My personal website.
It's a static site built using Hugo with Kayal theme.
To build it, you only need to:
-
git clonewith--recursiveflag (downloads the theme as a git submodule). -
Install Hugo (at the right version! See below).
-
Follow the Hugo documentation and work with Hugo as normal.
There are no more additional dependencies or custom build steps.
To deal with breaking changes in Hugo, I only use and support one specific version at time.
For reliable builds, I recommend installing the same Hugo version as I use.
Check the version in the .hvm file.
Choose an installation method that won't auto-update Hugo. If you use
hvm (recommended), it will use the right
Hugo version automatically. Alternatively, you can pin Hugo in your package
manager, or sidestep the package manager and download the Hugo binary from
Github releases. This is the right
way to install unstable software.
Hugo has three "editions" with different feature sets. The minimal "standard" edition is enough to build this website. Any edition should work.
The site is deployed on Github Pages. Deploy happens automatically on every push
to master. See .github/workflows/hugo.yaml
for details.
For the comments to work, I also went through the Giscus confuguration guide. It requires a public Github repository with Discussions enabled. It can be any (even empty) repository. But I've simply connected this main repository.
Comments are powered by Github Discussions on the repo.

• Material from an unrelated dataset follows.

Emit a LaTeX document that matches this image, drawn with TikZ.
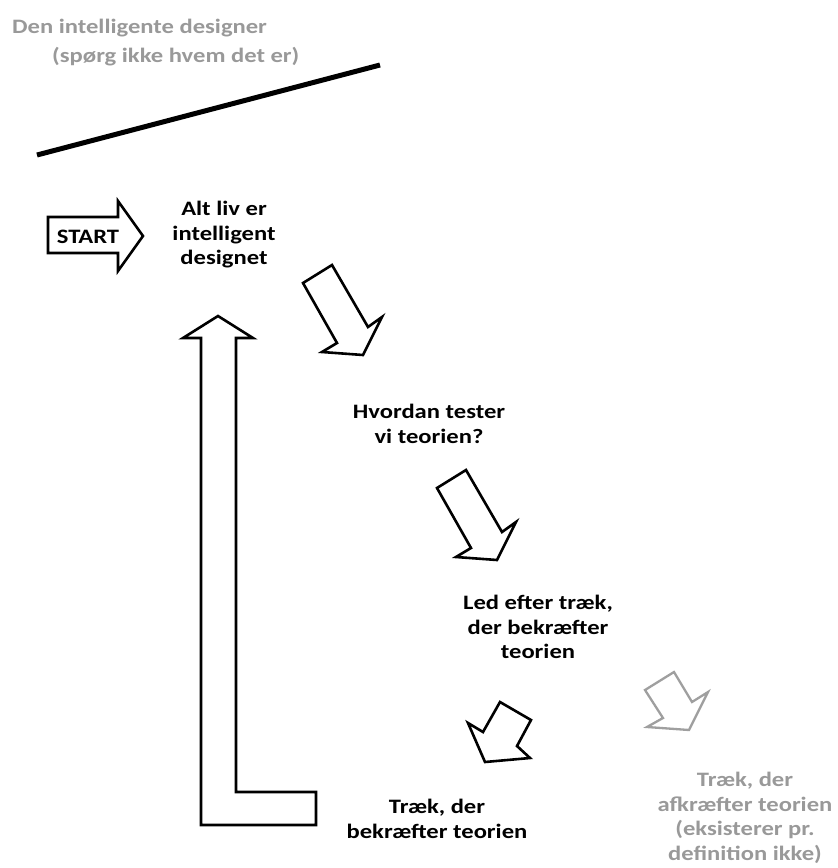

To comment, you need a Github account.
You can either browse and comment directly on Github, or use the Giscus comment widget on my website. It's configured in ./layouts/partials/comments.html.
Before committing changes, I run ./review_staged_changes.sh to generate the old and the staged version of the site and then manually review the diff in VSCode.
The markdown writing in content/ is licensed under
CC BY 4.0.
The software part is licensed under the MIT
License. That includes Hugo config/,
custom templates, HTML, CSS, JS, shell scripts.
I reserve all rights to the other materials I own, just in case I forget to explicitly license them here.